EDIT: Though we should check if we don’t overflow when Stan runs for days…
@rok_cesnovar is absolutely correct here regarding the implementation of std::chrono::duration – the documentation is clear and unambiguous. The whole point of std::chrono is to abstract away the concept of “ticks” or “cycles” or however time is actually tracked on the hardware. Instead it defines clocks that manage that progression behind the scenes and durations that translate to differences in times into the number of periods of a certain length that have elapsed.
In particular
std::chrono::duration_cast<std::chrono::milliseconds>(end - start).count();
returns the number of millisecond-long periods that have elapsed between start and end. Exactly how that is calculated by the standard library is irrelevant.
If we need sub-second precision then we just use the pattern @rok_cesnovar already uses. For millisecond precision we could the number of millisecond periods that have elapsed and then convert back to seconds,
std::chrono::duration_cast<std::chrono::milliseconds>(end - start).count() / 1000.0;
For microsecond precision we would use
std::chrono::duration_cast<std::chrono::microseconds>(end - start).count() / 1e6;
Millisecond precision is fine for the total run times, but we should use microsecond precision for the gradient evaluation time estimates. In other words changing just one line.
@rok_cesnovar do you want me to create an issue?
No, we (@rok_cesnovar and myself) debate about a different point here - what is a “tick” is ill defined. The C++ specs ARE totally ambiguous about what a tick is. The docs suggest that one tick corresponds to the physical unit of a second, but that is not written in the docs at all (only implicitly to my eyes).

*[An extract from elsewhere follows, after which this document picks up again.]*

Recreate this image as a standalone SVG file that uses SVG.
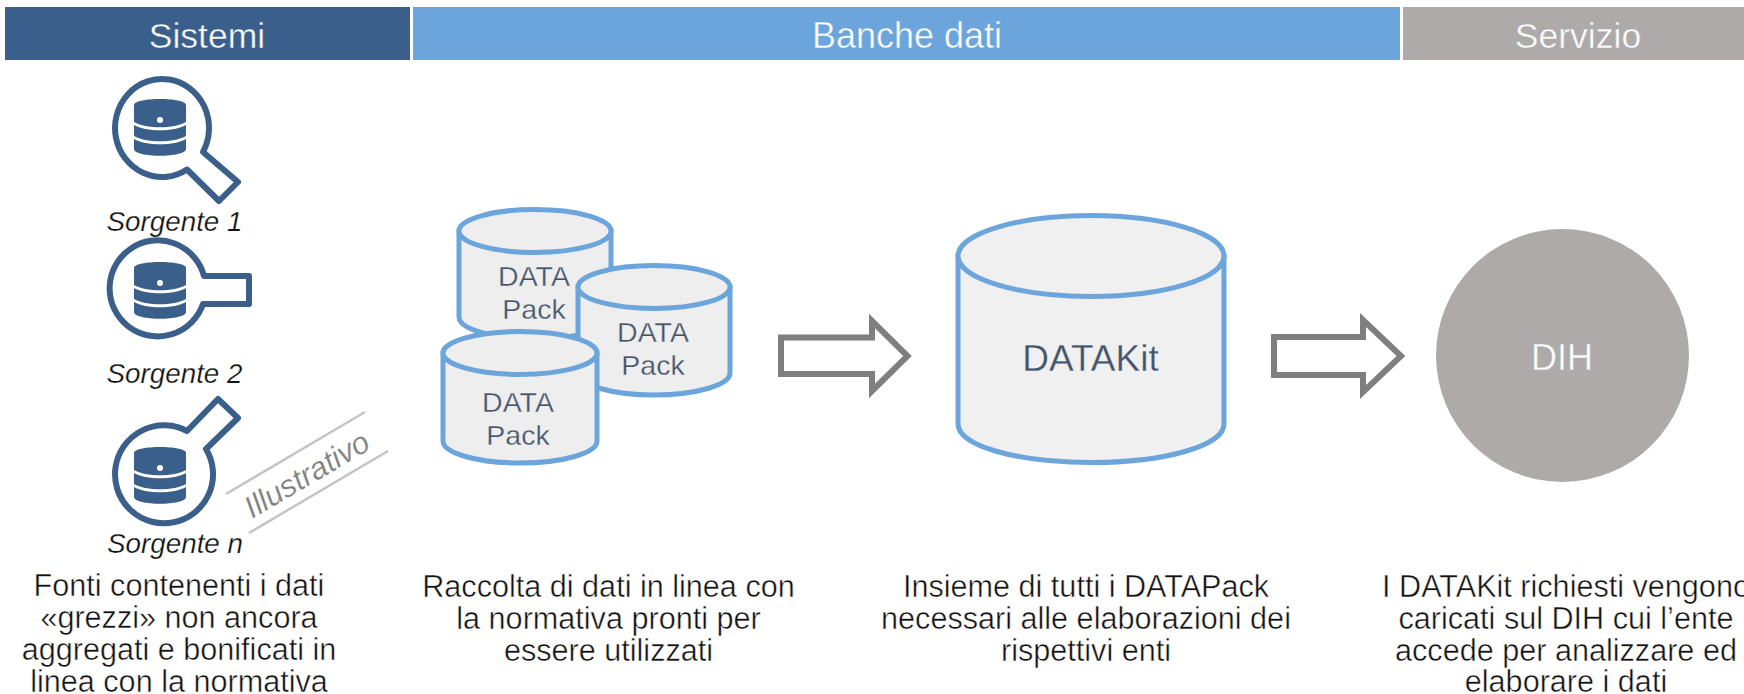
<svg xmlns="http://www.w3.org/2000/svg" width="1744" height="694" viewBox="0 0 1744 694">
<style>
text{font-family:"Liberation Sans",Arial,sans-serif;text-anchor:middle;stroke-width:.45px}
.hd{font-size:35.500px;fill:#fff}
.body{font-size:30.600px;fill:#111;stroke:#fff}
.src{font-size:27.800px;font-style:italic;fill:#111;stroke:#fff;stroke-width:.25px}
.dp{font-size:28.500px;fill:#44546a;stroke:#eee;stroke-width:.3px}
.mag{fill:#fff;stroke:#3a5f8b;stroke-width:6;stroke-linejoin:round}
.cyl{fill:#eee;stroke:#6ca5dc;stroke-width:5}
.arr{fill:#fff;stroke:#7f7f7f;stroke-width:6;stroke-miterlimit:10}
</style>
<defs>
<g id="db">
<path fill="#3a5f8b" d="M0 6C0 -2 52 -2 52 6V23C40 30 12 30 0 23Z"/>
<path fill="#3a5f8b" d="M0 26C12 33 40 33 52 26V37C40 44 12 44 0 37Z"/>
<path fill="#3a5f8b" d="M0 40C12 47 40 47 52 40V50C52 59 0 59 0 50Z"/>
<circle cx="26" cy="21" r="3" fill="#fff"/>
</g>
</defs>
<g id="header-sistemi"><rect x="5" y="7" width="405" height="53" fill="#3a5f8b"/><text class="hd" x="207" y="48" stroke="#3a5f8b">Sistemi</text></g>
<g id="header-banche"><rect x="413" y="7" width="987" height="53" fill="#6ca5dc"/><text class="hd" x="907" y="48" stroke="#6ca5dc" style="font-size:36px">Banche dati</text></g>
<g id="header-servizio"><rect x="1403" y="7" width="341" height="53" fill="#aeaaaa"/><text class="hd" x="1578" y="48" stroke="#aeaaaa">Servizio</text></g>
<g id="sorgente-1">
<path class="mag" d="M187 169.500A47 49 0 1 1 203 152L238 182L219 201Z"/>
<use href="#db" x="134" y="99"/>
<text class="src" x="174.500" y="231">Sorgente 1</text>
</g>
<g id="sorgente-2">
<path class="mag" d="M204 276A48 48 0 1 0 203 304L249 304V276Z"/>
<use href="#db" x="134" y="262"/>
<text class="src" x="174.500" y="383">Sorgente 2</text>
</g>
<g id="sorgente-n">
<path class="mag" d="M187 431A49 49 0 1 0 206 449L238 418L218 399Z"/>
<use href="#db" x="134" y="447"/>
<text class="src" x="175" y="553">Sorgente n</text>
</g>
<g id="illustrativo">
<path d="M226 494L365 412M249 533L388 451" stroke="#c4c4c4" stroke-width="2.500" fill="none"/>
<text y="10" transform="translate(307 475) rotate(-30.500)" font-size="31" font-style="italic" fill="#7f7f7f" stroke="#fff" style="stroke-width:.2px">Illustrativo</text>
</g>
<g id="datapack-1">
<path class="cyl" d="M459 231V317C459 329 493 339 535 339C577 339 611 329 611 317V231Z"/>
<ellipse class="cyl" cx="535" cy="231" rx="76" ry="21.500"/>
<text class="dp" x="534" y="286">DATA</text><text class="dp" x="534" y="319">Pack</text>
</g>
<g id="datapack-2">
<path class="cyl" d="M578 287V373C578 385 612 395 654 395C696 395 730 385 730 373V287Z"/>
<ellipse class="cyl" cx="654" cy="287" rx="76" ry="21.500"/>
<text class="dp" x="653" y="342">DATA</text><text class="dp" x="653" y="375">Pack</text>
</g>
<g id="datapack-3">
<path class="cyl" d="M443 353V441C443 453 477 463 520 463C563 463 597 453 597 441V353Z"/>
<ellipse class="cyl" cx="520" cy="353" rx="77" ry="21.500"/>
<text class="dp" x="518" y="412">DATA</text><text class="dp" x="518" y="445">Pack</text>
</g>
<g id="datakit">
<path class="cyl" style="fill:#f0f0f0" d="M958 256V424C958 446 1018 462.500 1091 462.500C1164 462.500 1224 446 1224 424V256Z"/>
<ellipse class="cyl" style="fill:#f0f0f0" cx="1091" cy="256" rx="133" ry="40.500"/>
<text x="1090.500" y="371" font-size="37" fill="#44546a" stroke="#f0f0f0" style="stroke-width:.3px">DATAKit</text>
</g>
<g id="dih">
<circle cx="1562.500" cy="355.500" r="126.500" fill="#aeaaaa"/>
<text x="1562" y="370" font-size="36" fill="#fff" stroke="#aeaaaa">DIH</text>
</g>
<g id="connectors">
<path class="arr" d="M781 337.500H872V321L907.500 356L872 391V374H781Z"/>
<path class="arr" d="M1274 337H1363V320L1401 356L1363 392V375H1274Z"/>
</g>
<g id="desc-sistemi">
<text class="body" x="179" y="596">Fonti contenenti i dati</text>
<text class="body" x="179" y="628">«grezzi» non ancora</text>
<text class="body" x="179" y="660">aggregati e bonificati in</text>
<text class="body" x="179" y="692">linea con la normativa</text>
</g>
<g id="desc-datapack">
<text class="body" x="608.500" y="597">Raccolta di dati in linea con</text>
<text class="body" x="608.500" y="629">la normativa pronti per</text>
<text class="body" x="608.500" y="661">essere utilizzati</text>
</g>
<g id="desc-datakit">
<text class="body" x="1086" y="597">Insieme di tutti i DATAPack</text>
<text class="body" x="1086" y="629">necessari alle elaborazioni dei</text>
<text class="body" x="1086" y="661">rispettivi enti</text>
</g>
<g id="desc-dih">
<text class="body" x="1566" y="597">I DATAKit richiesti vengono</text>
<text class="body" x="1566" y="629">caricati sul DIH cui l’ente</text>
<text class="body" x="1566" y="661">accede per analizzare ed</text>
<text class="body" x="1566" y="692">elaborare i dati</text>
</g>
</svg>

Anyway, we do seem to agree about the suggested path forward here. I do fully support that we go with
std::chrono::duration_cast<std::chrono::microseconds>(end - start).count() / 1e6;
That will do it in a well defined way… just one more sanity check should be done if this way of calculating may overflow when Stan runs for days.

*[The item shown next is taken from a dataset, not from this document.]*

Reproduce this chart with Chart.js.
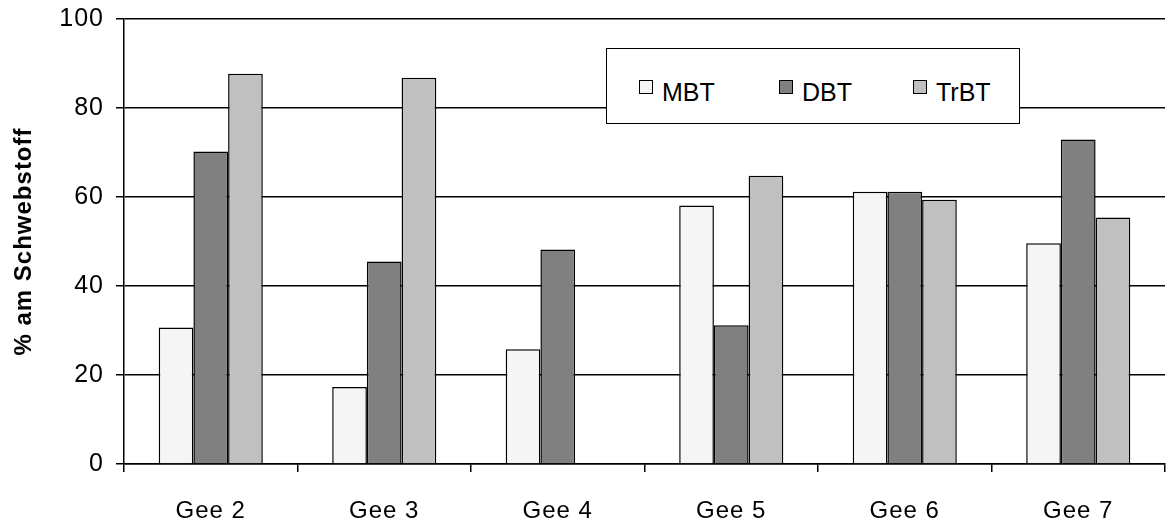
<!DOCTYPE html>
<html>
<head>
<meta charset="utf-8">
<script src="https://cdn.jsdelivr.net/npm/chart.js@4/dist/chart.umd.min.js"></script>
<style>
  body { margin: 0; background: #fff; }
  #wrap { position: relative; width: 1168px; height: 525px; }
  #legend {
    position: absolute; left: 606px; top: 48px; width: 412px; height: 74px;
    background: #fff; border: 1.5px solid #000;
    font-family: "Liberation Sans", Arial, sans-serif; font-size: 25px; color: #000;
  }
  #legend .item { position: absolute; top: 26px; line-height: 34px; }
  #legend .sw {
    display: inline-block; width: 12px; height: 12px; border: 1.5px solid #000;
    margin-right: 9px; vertical-align: 7px;
  }
</style>
</head>
<body>
<div id="wrap">
  <canvas id="chart" width="1168" height="525"></canvas>
  <div id="legend"></div>
</div>
<script>
// data
var categories = ["Gee 2", "Gee 3", "Gee 4", "Gee 5", "Gee 6", "Gee 7"];
var mbt  = [30.7, 17.3, 25.8, 58.1, 61.2, 49.6];
var dbt  = [70.2, 45.5, 48.2, 31.2, 61.2, 72.9];
var trbt = [87.7, 86.8, 0,    64.8, 59.4, 55.4];
var seriesNames = ["MBT", "DBT", "TrBT"];
var seriesColors = ["#f5f5f5", "#808080", "#c0c0c0"];
var yTicks = [0, 20, 40, 60, 80, 100];

var font = "'Liberation Sans', Arial, sans-serif";

function makeSet(label, color, data) {
  return {
    label: label,
    data: data,
    backgroundColor: color,
    borderColor: "#000",
    borderWidth: 1.5,
    borderSkipped: "bottom"
  };
}

// the reference text is set a little wide
var spacing = {
  id: "spacing",
  beforeDraw: function(c) { c.ctx.letterSpacing = "1px"; }
};

var chart = new Chart(document.getElementById("chart"), {
  type: "bar",
  plugins: [spacing],
  data: {
    labels: categories,
    datasets: [
      makeSet(seriesNames[0], seriesColors[0], mbt),
      makeSet(seriesNames[1], seriesColors[1], dbt),
      makeSet(seriesNames[2], seriesColors[2], trbt)
    ]
  },
  options: {
    responsive: false,
    animation: false,
    devicePixelRatio: 1,
    layout: { autoPadding: false, padding: { top: 19, right: 3, left: 0, bottom: 0 } },
    datasets: { bar: { barPercentage: 1, categoryPercentage: 0.6 } },
    plugins: { legend: { display: false }, tooltip: { enabled: false } },
    scales: {
      x: {
        offset: true,
        grid: { offset: true, drawOnChartArea: false, drawTicks: true, tickLength: 8, color: "#000", lineWidth: 1.5 },
        border: { color: "#000", width: 1.5 },
        ticks: { color: "#000", font: { family: font, size: 24 }, padding: 25 },
        afterFit: function(s) { s.height = 61; s.paddingLeft = 0; s.paddingRight = 0; }
      },
      y: {
        min: 0, max: 100,
        afterBuildTicks: function(s) { s.ticks = yTicks.map(function(v) { return { value: v }; }); },
        grid: { color: "#000", lineWidth: 1.5, tickLength: 8 },
        border: { color: "#000", width: 1.5 },
        ticks: { color: "#000", font: { family: font, size: 25 }, padding: 12 },
        title: {
          display: true, text: "% am Schwebstoff", color: "#000",
          font: { family: font, size: 24, weight: "bold" }, padding: { top: 10, bottom: 0 }
        },
        afterFit: function(s) { s.width = 124; s.paddingTop = 0; s.paddingBottom = 0; }
      }
    }
  }
});

// boxed legend laid over the plot
var lefts = [32, 172, 306];
var lg = document.getElementById("legend");
seriesNames.forEach(function(name, i) {
  var it = document.createElement("div");
  it.className = "item";
  it.style.left = lefts[i] + "px";
  it.innerHTML = '<span class="sw" style="background:' + seriesColors[i] + '"></span>' + name;
  lg.appendChild(it);
});
</script>
</body>
</html>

Just create the issue please with the link to here, so I dont forget. And assign me please. will get on this by the end of the week. Thanks!
1 Like
As I wrote above there is no concept of a “tick” in the std::chrono library.
Instead there is a period defined as a template parameter in the duration type and duration_cast function which defines the unit of the intervals returned by the count method (the template parameter being a ratio of seconds, with std::milliseconds and std::microseconds being template aliases to ratio<1:1000> and ratio<1:1000000> respectively).
Once a duration type has been defined there is no ambiguity in what count returns.
That is all unambiguously defined by the interface. How the intervals are counted (say as a function of processor clock cycles) is considered as an implementation detail and won’t matter unless we start pushing precisions near the clock speed of the processor.
yup, perdios are defined in terms of seconds which you get when multiplying the count with the rep thing. The rep thing relates to ticks. What a tick is is left unspecified. It’s implicitly only defined to be a second.
Anyway, if we cast into the pre-defined std::microseconds or whatever thing, then everything is just fine.
You run into trouble when you use duration<double> as you then get vanilla ticks in a unit not defined as to what physical unit it is.
Fine @wds15 ,we will go with chrono::microseconds. It doesnt make sense to drag this anymore. Its such a small detail I dont want to waste more time on this since both fix this issue.
you are essentially saying that X is not fine for you, but X*1e6/1e6 is.
if someone else wants to review the PR and take the accountability (to some extent) for it… fine by me.
changing as discussed above is all fine for me and I am happy to approve.
again, sorry for my persistency, but that’s what is my job as reviewer as I understand it… and we found a solution here which is fine for all of us, I think.
Thanks for the lightning fast resolution!